Stated task
All the data should be repeated exactly. Any image in it is left out.

□ □ □ □ □ □ □

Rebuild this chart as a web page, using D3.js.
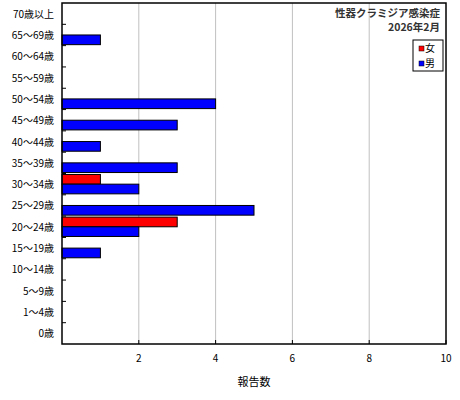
<!DOCTYPE html>
<html><head><meta charset="utf-8">
<script src="https://cdn.jsdelivr.net/npm/d3@7"></script>
<style>body{margin:0;background:#fff}text{font-family:"Noto Sans CJK JP",sans-serif}</style>
</head><body><svg id="c" width="460" height="400"></svg>
<script>
const categories = ["70歳以上","65〜69歳","60〜64歳","55〜59歳","50〜54歳","45〜49歳","40〜44歳","35〜39歳","30〜34歳","25〜29歳","20〜24歳","15〜19歳","10〜14歳","5〜9歳","1〜4歳","0歳"];
const female = [0,0,0,0,0,0,0,0,1,0,3,0,0,0,0,0];
const male   = [0,1,0,0,4,3,1,3,2,5,2,1,0,0,0,0];
const xTicks = [2,4,6,8,10];

const svg = d3.select("#c");
const L = 62, R = 446, T = 3, B = 344;
const x = d3.scaleLinear().domain([0,10]).range([L,R]);
const y = d3.scaleBand().domain(categories).range([T,B]);
const sub = d3.scaleBand().domain(["f","m"]).range([0,y.bandwidth()]).paddingOuter(0.1);

svg.append("g").selectAll("line").data([2,4,6,8]).enter().append("line")
  .attr("x1",d=>x(d)).attr("x2",d=>x(d)).attr("y1",T).attr("y2",B)
  .attr("stroke","#c0c0c0");

const series = [{k:"f",vals:female,col:"#ff0000"},{k:"m",vals:male,col:"#0000ff"}];
series.forEach(s=>{
  svg.append("g").selectAll("rect").data(categories.map((c,i)=>({c,v:s.vals[i]})).filter(d=>d.v>0))
    .enter().append("rect")
    .attr("x",x(0)).attr("y",d=>y(d.c)+sub(s.k))
    .attr("width",d=>x(d.v)-x(0)).attr("height",sub.bandwidth())
    .attr("fill",s.col).attr("stroke","#000");
});

svg.append("rect").attr("x",L).attr("y",T).attr("width",R-L).attr("height",B-T)
  .attr("fill","none").attr("stroke","#000").attr("stroke-width",1.5);

// y ticks at band boundaries
svg.append("g").selectAll("line").data(categories.slice(1)).enter().append("line")
  .attr("x1",L).attr("x2",L+4).attr("y1",d=>y(d)).attr("y2",d=>y(d)).attr("stroke","#000");
svg.append("g").selectAll("text").data(categories).enter().append("text")
  .attr("x",L-8).attr("y",d=>y(d)+y.bandwidth()/2+4).attr("text-anchor","end")
  .attr("font-size",10).text(d=>d);

svg.append("g").selectAll("line").data(xTicks).enter().append("line")
  .attr("x1",d=>x(d)).attr("x2",d=>x(d)).attr("y1",B).attr("y2",B-4).attr("stroke","#000");
svg.append("g").selectAll("text").data(xTicks).enter().append("text")
  .attr("x",d=>x(d)).attr("y",B+18).attr("text-anchor","middle").attr("font-size",10).text(d=>d);

svg.append("text").attr("x",x(5)).attr("y",386).attr("text-anchor","middle").attr("font-size",11).text("報告数");

svg.append("text").attr("x",440).attr("y",17).attr("text-anchor","end").attr("font-size",10.5).attr("font-weight","bold").attr("fill","#333").text("性器クラミジア感染症");
svg.append("text").attr("x",440).attr("y",31).attr("text-anchor","end").attr("font-size",10.5).attr("font-weight","bold").attr("fill","#333").text("2026年2月");

const lg = svg.append("g");
lg.append("rect").attr("x",413).attr("y",40).attr("width",30).attr("height",31).attr("fill","#fff").attr("stroke","#000");
series.forEach((s,i)=>{
  lg.append("rect").attr("x",419).attr("y",46+i*15).attr("width",5).attr("height",5).attr("fill",s.col).attr("stroke","#000").attr("stroke-width",0.5);
  lg.append("text").attr("x",425).attr("y",52+i*15).attr("font-size",10).text(s.k==="f"?"女":"男");
});
</script></body></html>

□ □ □ □ □ □ □

Reply
Rebuild this chart as a web page, using D3.js.
<!DOCTYPE html>
<html><head><meta charset="utf-8">
<script src="https://cdn.jsdelivr.net/npm/d3@7"></script>
<style>body{margin:0;background:#fff}text{font-family:"Noto Sans CJK JP",sans-serif}</style>
</head><body><svg id="c" width="460" height="400"></svg>
<script>
const categories = ["70歳以上","65〜69歳","60〜64歳","55〜59歳","50〜54歳","45〜49歳","40〜44歳","35〜39歳","30〜34歳","25〜29歳","20〜24歳","15〜19歳","10〜14歳","5〜9歳","1〜4歳","0歳"];
const female = [0,0,0,0,0,0,0,0,1,0,3,0,0,0,0,0];
const male   = [0,1,0,0,4,3,1,3,2,5,2,1,0,0,0,0];
const xTicks = [2,4,6,8,10];

const svg = d3.select("#c");
const L = 62, R = 446, T = 3, B = 344;
const x = d3.scaleLinear().domain([0,10]).range([L,R]);
const y = d3.scaleBand().domain(categories).range([T,B]);
const sub = d3.scaleBand().domain(["f","m"]).range([0,y.bandwidth()]).paddingOuter(0.1);

svg.append("g").selectAll("line").data([2,4,6,8]).enter().append("line")
  .attr("x1",d=>x(d)).attr("x2",d=>x(d)).attr("y1",T).attr("y2",B)
  .attr("stroke","#c0c0c0");

const series = [{k:"f",vals:female,col:"#ff0000"},{k:"m",vals:male,col:"#0000ff"}];
series.forEach(s=>{
  svg.append("g").selectAll("rect").data(categories.map((c,i)=>({c,v:s.vals[i]})).filter(d=>d.v>0))
    .enter().append("rect")
    .attr("x",x(0)).attr("y",d=>y(d.c)+sub(s.k))
    .attr("width",d=>x(d.v)-x(0)).attr("height",sub.bandwidth())
    .attr("fill",s.col).attr("stroke","#000");
});

svg.append("rect").attr("x",L).attr("y",T).attr("width",R-L).attr("height",B-T)
  .attr("fill","none").attr("stroke","#000").attr("stroke-width",1.5);

// y ticks at band boundaries
svg.append("g").selectAll("line").data(categories.slice(1)).enter().append("line")
  .attr("x1",L).attr("x2",L+4).attr("y1",d=>y(d)).attr("y2",d=>y(d)).attr("stroke","#000");
svg.append("g").selectAll("text").data(categories).enter().append("text")
  .attr("x",L-8).attr("y",d=>y(d)+y.bandwidth()/2+4).attr("text-anchor","end")
  .attr("font-size",10).text(d=>d);

svg.append("g").selectAll("line").data(xTicks).enter().append("line")
  .attr("x1",d=>x(d)).attr("x2",d=>x(d)).attr("y1",B).attr("y2",B-4).attr("stroke","#000");
svg.append("g").selectAll("text").data(xTicks).enter().append("text")
  .attr("x",d=>x(d)).attr("y",B+18).attr("text-anchor","middle").attr("font-size",10).text(d=>d);

svg.append("text").attr("x",x(5)).attr("y",386).attr("text-anchor","middle").attr("font-size",11).text("報告数");

svg.append("text").attr("x",440).attr("y",17).attr("text-anchor","end").attr("font-size",10.5).attr("font-weight","bold").attr("fill","#333").text("性器クラミジア感染症");
svg.append("text").attr("x",440).attr("y",31).attr("text-anchor","end").attr("font-size",10.5).attr("font-weight","bold").attr("fill","#333").text("2026年2月");

const lg = svg.append("g");
lg.append("rect").attr("x",413).attr("y",40).attr("width",30).attr("height",31).attr("fill","#fff").attr("stroke","#000");
series.forEach((s,i)=>{
  lg.append("rect").attr("x",419).attr("y",46+i*15).attr("width",5).attr("height",5).attr("fill",s.col).attr("stroke","#000").attr("stroke-width",0.5);
  lg.append("text").attr("x",425).attr("y",52+i*15).attr("font-size",10).text(s.k==="f"?"女":"男");
});
</script></body></html>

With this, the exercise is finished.